|
|
|
|
|
by mbrzusto
4061 days ago
|
|
Notebooks where all the rage in the 90's. I spent quite a few years (~15) with Mathematica and its "notebook". Of course, Maple, Mathcad and Matlab all had the same thing. At some point, I wanted to write more readable and modular code that others could use (and that I could reuse) so I switched to using and IDE for python, Java and C. My workflow enables exploratory data analysis as well as algorithm development. The huge advantage of IDE's vs. REPL's is that in the end, it's easier to write the quality of code that is ready to be shipped off to a production server.
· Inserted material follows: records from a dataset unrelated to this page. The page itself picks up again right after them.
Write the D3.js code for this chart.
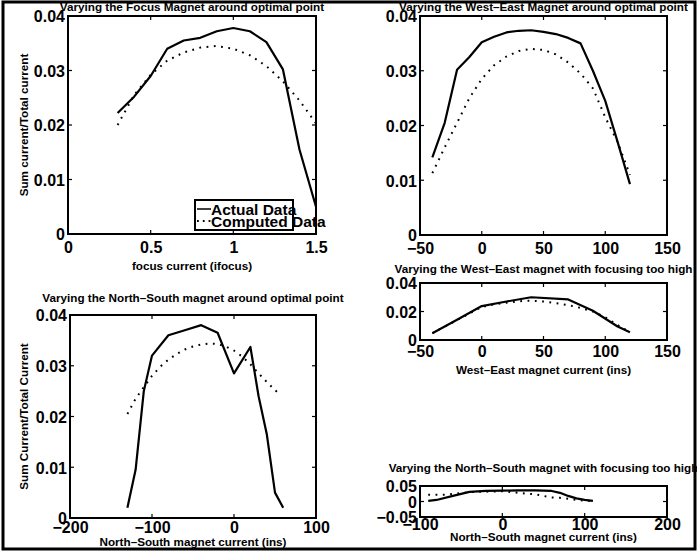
<!DOCTYPE html>
<meta charset="utf-8">
<script src="https://d3js.org/d3.v7.min.js"></script>
<style>
  body { margin: 0; background: #fff; }
  text { font-family: "Liberation Sans", Arial, sans-serif; fill: #000; }
</style>
<div id="chart"></div>
<script>

// ---- data ----
// focus magnet around optimal point
var focusX        = [0.3, 0.4, 0.5, 0.6, 0.7, 0.8, 0.9, 1.0, 1.1, 1.2, 1.3, 1.4, 1.5];
var focusActual   = [0.0222, 0.0252, 0.0290, 0.0340, 0.0355, 0.0360, 0.0372, 0.0378, 0.0372, 0.0352, 0.0302, 0.0155, 0.0050];
var focusComputed = [0.0200, 0.0255, 0.0292, 0.0318, 0.0333, 0.0342, 0.0345, 0.0340, 0.0328, 0.0308, 0.0280, 0.0245, 0.0203];

// west-east magnet around optimal point
var weOptX        = [-40, -30, -20, -10, 0, 10, 20, 30, 40, 50, 60, 70, 80, 90, 100, 110, 120];
var weOptActual   = [0.0142, 0.0205, 0.0302, 0.0325, 0.0352, 0.0362, 0.0370, 0.0373, 0.0374, 0.0371, 0.0367, 0.0360, 0.0350, 0.0300, 0.0245, 0.0170, 0.0093];
var weOptComputed = [0.0113, 0.0160, 0.0205, 0.0250, 0.0285, 0.0310, 0.0326, 0.0336, 0.0340, 0.0338, 0.0330, 0.0315, 0.0295, 0.0268, 0.0215, 0.0170, 0.0110];

// north-south magnet around optimal point
var nsOptActualX   = [-130, -120, -110, -100, -80, -60, -40, -20, 0, 20, 30, 40, 50, 60];
var nsOptActual    = [0.002, 0.0095, 0.025, 0.032, 0.036, 0.037, 0.038, 0.0365, 0.0285, 0.0337, 0.024, 0.0165, 0.005, 0.002];
var nsOptComputedX = [-130, -120, -110, -100, -90, -80, -70, -60, -50, -40, -30, -20, -10, 0, 10, 20, 30, 40, 50, 55];
var nsOptComputed  = [0.0205, 0.0235, 0.0258, 0.0280, 0.0298, 0.0312, 0.0323, 0.0332, 0.0338, 0.0342, 0.0344, 0.0343, 0.0338, 0.0330, 0.0318, 0.0303, 0.0285, 0.0268, 0.0252, 0.0245];

// west-east magnet, focusing too high
var weHighActualX   = [-40, -20, 0, 20, 40, 70, 90, 110, 120];
var weHighActual    = [0.0048, 0.0142, 0.0238, 0.0270, 0.0300, 0.0285, 0.0205, 0.0095, 0.0055];
var weHighComputedX = [-40, -20, 0, 10, 20, 30, 40, 50, 60, 70, 80, 90, 100, 110, 120];
var weHighComputed  = [0.0048, 0.0140, 0.0232, 0.0250, 0.0262, 0.0272, 0.0276, 0.0270, 0.0258, 0.0245, 0.0225, 0.0200, 0.0160, 0.0105, 0.0055];

// north-south magnet, focusing too high
var nsHighActualX   = [-90, -80, -60, -40, -20, 0, 20, 40, 60, 70, 80, 90, 100, 110];
var nsHighActual    = [0.002, 0.005, 0.018, 0.031, 0.034, 0.035, 0.036, 0.036, 0.034, 0.028, 0.018, 0.010, 0.005, 0.002];
var nsHighComputedX = [-90, -70, -40, -30, 0, 30, 40, 60, 70, 90, 100, 110];
var nsHighComputed  = [0.022, 0.022, 0.030, 0.031, 0.033, 0.025, 0.023, 0.013, 0.012, 0.005, 0.003, 0.001];

// tick values
var focusXTicks  = [0, 0.5, 1, 1.5];
var weXTicks     = [-50, 0, 50, 100, 150];
var nsOptXTicks  = [-200, -100, 0, 100];
var nsHighXTicks = [-100, 0, 100, 200];
var y4Ticks      = [0, 0.01, 0.02, 0.03, 0.04];
var y2Ticks      = [0, 0.02, 0.04];
var y5Ticks      = [-0.05, 0, 0.05];

var W = 697, H = 554;
var labelSize = "11.7px";

var svg = d3.select("#chart").append("svg")
    .attr("width", W)
    .attr("height", H);

// scanned page frame
svg.append("rect")
    .attr("x", 3).attr("y", 2)
    .attr("width", 692).attr("height", 547)
    .attr("fill", "none")
    .attr("stroke", "#000")
    .attr("stroke-width", 3);

// matlab style number format: 0.04, 0.5, -50
function fmt(v) {
  var s = String(+v.toFixed(4));
  return s.replace("-", "\u2212");
}

function panel(o) {
  var x = d3.scaleLinear().domain(o.xDomain).range([o.left, o.right]);
  var y = d3.scaleLinear().domain(o.yDomain).range([o.bottom, o.top]);
  var g = svg.append("g");

  // inward ticks on all four sides (box on)
  var tl = 4;
  var xAx = d3.axisBottom(x).tickValues(o.xTicks).tickSize(0).tickFormat(fmt);
  var yAx = d3.axisLeft(y).tickValues(o.yTicks).tickSize(0).tickFormat(fmt);

  o.xTicks.forEach(function(t) {
    g.append("line").attr("x1", x(t)).attr("x2", x(t)).attr("y1", o.bottom).attr("y2", o.bottom - tl)
      .attr("stroke", "#000").attr("stroke-width", 1.2);
    g.append("line").attr("x1", x(t)).attr("x2", x(t)).attr("y1", o.top).attr("y2", o.top + tl)
      .attr("stroke", "#000").attr("stroke-width", 1.2);
  });
  o.yTicks.forEach(function(t) {
    g.append("line").attr("x1", o.left).attr("x2", o.left + tl).attr("y1", y(t)).attr("y2", y(t))
      .attr("stroke", "#000").attr("stroke-width", 1.2);
    g.append("line").attr("x1", o.right).attr("x2", o.right - tl).attr("y1", y(t)).attr("y2", y(t))
      .attr("stroke", "#000").attr("stroke-width", 1.2);
  });

  var gx = g.append("g").attr("transform", "translate(0," + o.bottom + ")").call(xAx);
  var gy = g.append("g").attr("transform", "translate(" + o.left + ",0)").call(yAx);
  [gx, gy].forEach(function(a) {
    a.select(".domain").remove();
    a.selectAll("text")
      .style("font-size", "16px")
      .style("font-weight", "bold")
      .style("font-family", "'Liberation Sans', Arial, sans-serif");
  });
  gx.selectAll("text").attr("y", o.xTickDy == null ? 4 : o.xTickDy).attr("dy", "0.95em");
  gy.selectAll("text").attr("x", -3).attr("dy", "0.36em");

  // box
  g.append("rect")
    .attr("x", o.left).attr("y", o.top)
    .attr("width", o.right - o.left).attr("height", o.bottom - o.top)
    .attr("fill", "none").attr("stroke", "#000").attr("stroke-width", 2);

  var line = d3.line()
    .x(function(d) { return x(d[0]); })
    .y(function(d) { return y(d[1]); });

  o.series.forEach(function(s) {
    g.append("path")
      .datum(d3.zip(s.x, s.y))
      .attr("fill", "none")
      .attr("stroke", "#000")
      .attr("stroke-width", s.dotted ? 2 : 2.2)
      .attr("stroke-dasharray", s.dotted ? "1.8,5.5" : null)
      .attr("stroke-linejoin", "round")
      .attr("d", line);
  });

  var cx = (o.left + o.right) / 2;
  if (o.title) {
    g.append("text").attr("x", cx).attr("y", o.titleY)
      .attr("text-anchor", "middle")
      .style("font-size", labelSize).style("font-weight", "bold")
      .text(o.title);
  }
  if (o.xLabel) {
    g.append("text").attr("x", cx).attr("y", o.xLabelY)
      .attr("text-anchor", "middle")
      .style("font-size", labelSize).style("font-weight", "bold")
      .text(o.xLabel);
  }
  if (o.yLabel) {
    g.append("text")
      .attr("transform", "translate(" + o.yLabelX + "," + ((o.top + o.bottom) / 2) + ") rotate(-90)")
      .attr("text-anchor", "middle")
      .style("font-size", labelSize).style("font-weight", "bold")
      .text(o.yLabel);
  }
  return {x: x, y: y, g: g};
}

// top left
var p1 = panel({
  left: 68, right: 316, top: 16, bottom: 234,
  xDomain: [0, 1.5], yDomain: [0, 0.04],
  xTicks: focusXTicks, yTicks: y4Ticks,
  title: "Varying the Focus Magnet around optimal point", titleY: 11,
  xLabel: "focus current (ifocus)", xLabelY: 270,
  yLabel: "Sum current/Total current", yLabelX: 28,
  series: [
    {x: focusX, y: focusActual},
    {x: focusX, y: focusComputed, dotted: true}
  ]
});

// legend (text spills out of its box like in the print)
var lg = p1.g.append("g");
lg.append("rect").attr("x", 195).attr("y", 200).attr("width", 98).attr("height", 30)
  .attr("fill", "#fff").attr("stroke", "#000").attr("stroke-width", 2);
lg.append("line").attr("x1", 197).attr("x2", 211).attr("y1", 209).attr("y2", 209)
  .attr("stroke", "#000").attr("stroke-width", 1.5);
lg.append("line").attr("x1", 197).attr("x2", 211).attr("y1", 221).attr("y2", 221)
  .attr("stroke", "#000").attr("stroke-width", 1.8).attr("stroke-dasharray", "1.8,4");
lg.append("text").attr("x", 211).attr("y", 215).style("font-size", "15.5px").style("font-weight", "bold").text("Actual Data");
lg.append("text").attr("x", 211).attr("y", 227).style("font-size", "15.5px").style("font-weight", "bold").text("Computed Data");

// top right
panel({
  left: 420, right: 667, top: 16, bottom: 235,
  xDomain: [-50, 150], yDomain: [0, 0.04],
  xTicks: weXTicks, yTicks: y4Ticks,
  title: "Varying the West\u2013East Magnet around optimal point", titleY: 11,
  series: [
    {x: weOptX, y: weOptActual},
    {x: weOptX, y: weOptComputed, dotted: true}
  ]
});

// bottom left
panel({
  left: 70, right: 316, top: 315, bottom: 518,
  xDomain: [-200, 100], yDomain: [0, 0.04],
  xTicks: nsOptXTicks, yTicks: y4Ticks,
  title: "Varying the North\u2013South magnet around optimal point", titleY: 302,
  xLabel: "North\u2013South magnet current (ins)", xLabelY: 546, xTickDy: 0,
  yLabel: "Sum Current/Total Current", yLabelX: 28,
  series: [
    {x: nsOptActualX, y: nsOptActual},
    {x: nsOptComputedX, y: nsOptComputed, dotted: true}
  ]
});

// right middle
panel({
  left: 420, right: 667, top: 283, bottom: 340,
  xDomain: [-50, 150], yDomain: [0, 0.04],
  xTicks: weXTicks, yTicks: y2Ticks,
  title: "Varying the West\u2013East magnet with focusing too high", titleY: 273,
  xLabel: "West\u2013East magnet current (ins)", xLabelY: 374, xTickDy: 2,
  series: [
    {x: weHighActualX, y: weHighActual},
    {x: weHighComputedX, y: weHighComputed, dotted: true}
  ]
});

// right bottom
panel({
  left: 420, right: 667, top: 486, bottom: 517,
  xDomain: [-100, 200], yDomain: [-0.05, 0.05],
  xTicks: nsHighXTicks, yTicks: y5Ticks,
  title: "Varying the North\u2013South magnet with focusing too high", titleY: 472,
  xLabel: "North\u2013South magnet current (ins)", xLabelY: 541, xTickDy: -2,
  series: [
    {x: nsHighActualX, y: nsHighActual},
    {x: nsHighComputedX, y: nsHighComputed, dotted: true}
  ]
});

</script>
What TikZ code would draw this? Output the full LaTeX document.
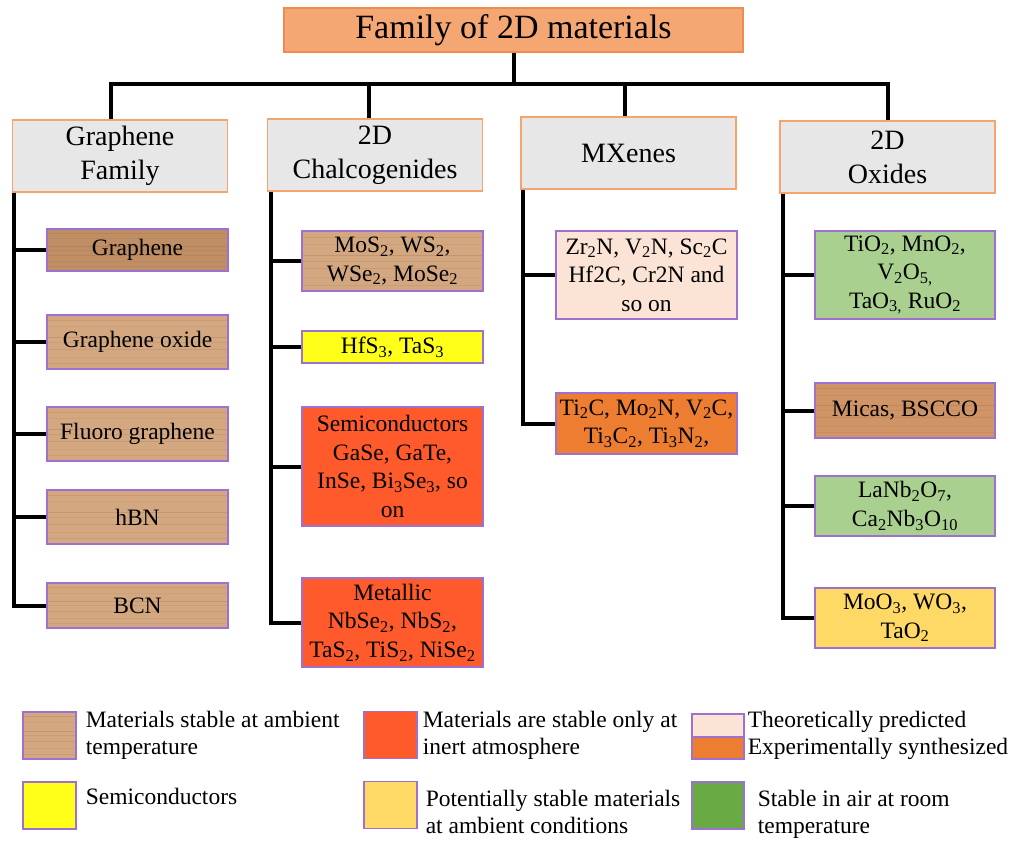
\documentclass[tikz,border=0pt]{standalone}
\usepackage{fontspec}
\setmainfont{Liberation Serif}
\usetikzlibrary{calc,positioning}

\definecolor{titlefill}{RGB}{244,166,115}
\definecolor{titleedge}{RGB}{238,139,78}
\definecolor{famfill}{RGB}{231,231,231}
\definecolor{famedge}{RGB}{244,164,108}
\definecolor{matedge}{RGB}{158,113,209}
\definecolor{woodbase}{RGB}{211,167,128}
\definecolor{woodgr}{RGB}{191,142,100}
\definecolor{woodmica}{RGB}{207,149,102}
\definecolor{grain}{RGB}{122,74,40}
\definecolor{semiyel}{RGB}{255,255,26}
\definecolor{inertred}{RGB}{255,90,44}
\definecolor{theopink}{RGB}{251,228,214}
\definecolor{synorange}{RGB}{237,125,49}
\definecolor{airgreen}{RGB}{169,208,142}
\definecolor{keygreen}{RGB}{106,170,69}
\definecolor{potyel}{RGB}{255,217,102}

\newcommand{\lo}[1]{\textsubscript{#1}}

\tikzset{
  conn/.style={line width=4pt, line join=miter},
  head/.style={draw=titleedge, line width=1.5pt, fill=titlefill, minimum width=459, minimum height=44, font=\fontsize{34}{40}\selectfont},
  famnode/.style={draw=famedge, line width=1.5pt, fill=famfill, minimum width=215, minimum height=72, align=center, font=\fontsize{28}{34}\selectfont},
  matnode/.style={draw=matedge, line width=1.2pt, minimum width=181, align=center, inner sep=2pt, font=\fontsize{23.5}{28.5}\selectfont},
  wood/.style={fill=#1, path picture={
    \foreach \fr/\op in {0.1/0.12,0.22/0.08,0.41/0.18,0.5/0.1,0.63/0.12,0.78/0.08,0.9/0.1}
      \draw[grain, opacity=\op, line width=0.8pt]
        ($(path picture bounding box.north west)!\fr!(path picture bounding box.south west)$) --
        ($(path picture bounding box.north east)!\fr!(path picture bounding box.south east)$);
  }},
  wood/.default=woodbase,
  keybox/.style={draw=matedge, line width=1.2pt, minimum width=53, minimum height=47, inner sep=0pt},
  keytext/.style={anchor=north west, inner sep=0pt, align=left, font=\fontsize{23.5}{27}\selectfont},
}

\begin{document}
\begin{tikzpicture}[x=1pt,y=1pt,yscale=-1]
\useasboundingbox (0,0) rectangle (1021,841);

% Title
\node[head] (head) at (513.5,30) {Family of 2D materials};

% Families
\node[famnode] (graph) at (120,156) {Graphene\\Family};
\node[famnode] (chalc) at (375,155) {2D\\Chalcogenides};
\node[famnode] (mxene) at (628.5,153) {MXenes};
\node[famnode] (oxide) at (887.5,157) {2D\\Oxides};

% Graphene family members
\node[matnode, wood=woodgr, minimum height=42] (gr1) at (137.5,250) {Graphene};
\node[matnode, wood, minimum height=54] (gr2) at (137.5,342) {Graphene oxide};
\node[matnode, wood, minimum height=54] (gr3) at (137.5,434) {Fluoro graphene};
\node[matnode, wood, minimum height=54] (gr4) at (137.5,517) {hBN};
\node[matnode, wood, minimum height=45] (gr5) at (137.5,605.5) {BCN};

% Chalcogenides
\node[matnode, wood, minimum height=60] (ch1) at (392.5,261) {MoS\lo{2}, WS\lo{2},\\WSe\lo{2}, MoSe\lo{2}};
\node[matnode, fill=semiyel, minimum height=32] (ch2) at (392.5,347) {HfS\lo{3}, TaS\lo{3}};
\node[matnode, fill=inertred, minimum height=119] (ch3) at (392.5,466.5) {Semiconductors\\GaSe, GaTe,\\InSe, Bi\lo{3}Se\lo{3}, so\\on};
\node[matnode, fill=inertred, minimum height=89] (ch4) at (392.5,622.5) {Metallic\\NbSe\lo{2}, NbS\lo{2},\\TaS\lo{2}, TiS\lo{2}, NiSe\lo{2}};

% MXenes
\node[matnode, fill=theopink, minimum height=88] (mx1) at (646.5,275) {Zr\lo{2}N, V\lo{2}N, Sc\lo{2}C\\Hf2C, Cr2N and\\so on};
\node[matnode, fill=synorange, minimum height=61] (mx2) at (646.5,423.5) {Ti\lo{2}C, Mo\lo{2}N, V\lo{2}C,\\Ti\lo{3}C\lo{2}, Ti\lo{3}N\lo{2},};

% Oxides
\node[matnode, fill=airgreen, minimum width=180, minimum height=88] (ox1) at (905,275) {TiO\lo{2}, MnO\lo{2},\\V\lo{2}O\lo{5,}\\TaO\lo{3,} RuO\lo{2}};
\node[matnode, wood=woodmica, minimum width=180, minimum height=55] (ox2) at (905,410.5) {Micas, BSCCO};
\node[matnode, fill=airgreen, minimum width=180, minimum height=60] (ox3) at (905,506) {LaNb\lo{2}O\lo{7},\\Ca\lo{2}Nb\lo{3}O\lo{10}};
\node[matnode, fill=potyel, minimum width=180, minimum height=60] (ox4) at (905,618) {MoO\lo{3}, WO\lo{3},\\TaO\lo{2}};

% Connectors: title to families
\coordinate (bus) at ($(head.south)+(0,31)$);
\draw[conn] (head.south) -- (bus);
\draw[conn] ($(graph.north)+(-9,0)$) |- (bus);
\draw[conn] ($(chalc.north)+(-6.5,0)$) |- (bus);
\draw[conn] ($(mxene.north)+(-3.5,0)$) |- (bus);
\draw[conn] (oxide.north) |- (bus);

% Connectors: families to members
\foreach \m in {gr1,gr2,gr3,gr4,gr5}
  \draw[conn] ($(graph.south west)+(2,0)$) |- (\m.west);
\foreach \m in {ch1,ch2,ch3,ch4}
  \draw[conn] ($(chalc.south west)+(4,0)$) |- (\m.west);
\foreach \m in {mx1,mx2}
  \draw[conn] ($(mxene.south west)+(3,0)$) |- (\m.west);
\foreach \m in {ox1,ox2,ox3,ox4}
  \draw[conn] ($(oxide.south west)+(3.5,0)$) |- (\m.west);

% Legend
\node[keybox, wood] (key1) at (49.5,735.5) {};
\node[keybox, fill=semiyel] (key2) at (49.5,805.5) {};
\node[keybox, fill=inertred] (key3) at (390.5,735) {};
\node[keybox, fill=potyel] (key4) at (390.5,805) {};
\node[keybox, fill=theopink, minimum width=52, minimum height=23] (key5a) at (718,725.5) {};
\node[keybox, fill=synorange, minimum width=52, minimum height=22] (key5b) at (718,748) {};
\node[keybox, fill=keygreen, minimum width=52] (key6) at (718,805.5) {};

\node[keytext] (txt1) at ($(key1.north east)+(9,0)$) {Materials stable at ambient\\temperature};
\node[keytext] (txt2) at ($(key2.north east)+(9,7)$) {Semiconductors};
\node[keytext] (txt3) at ($(key3.north east)+(5,0)$) {Materials are stable only at\\inert atmosphere};
\node[keytext] (txt4) at ($(key4.north east)+(8,9)$) {Potentially stable materials\\at ambient conditions};
\node[keytext] (txt5) at ($(key5a.north east)+(3,-2)$) {Theoretically predicted\\Experimentally synthesized};
\node[keytext] (txt6) at ($(key6.north east)+(13,9)$) {Stable in air at room\\temperature};

\end{tikzpicture}
\end{document}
I have watched the "Return of the Notebook" with some trepidation: yes, it allows quick iteration and lower barrier to entry, but ultimately if your goal is to create a software product, learning good coding skills in an IDE is a much better path. |
|
IPython developer here. A lot of the use cases for notebooks are where you're not creating a software product. It's useful where the product you're really after is a scientific result, some plots, or the like, along with a description of how you got that. And where the product is a presentation, a demo, or documentation.
Of course, as you're doing that kind of thing, code that starts out in a notebook often becomes something you want to reuse, and you therefore move it out to an importable module. We are interested in ways to make that process more fluid.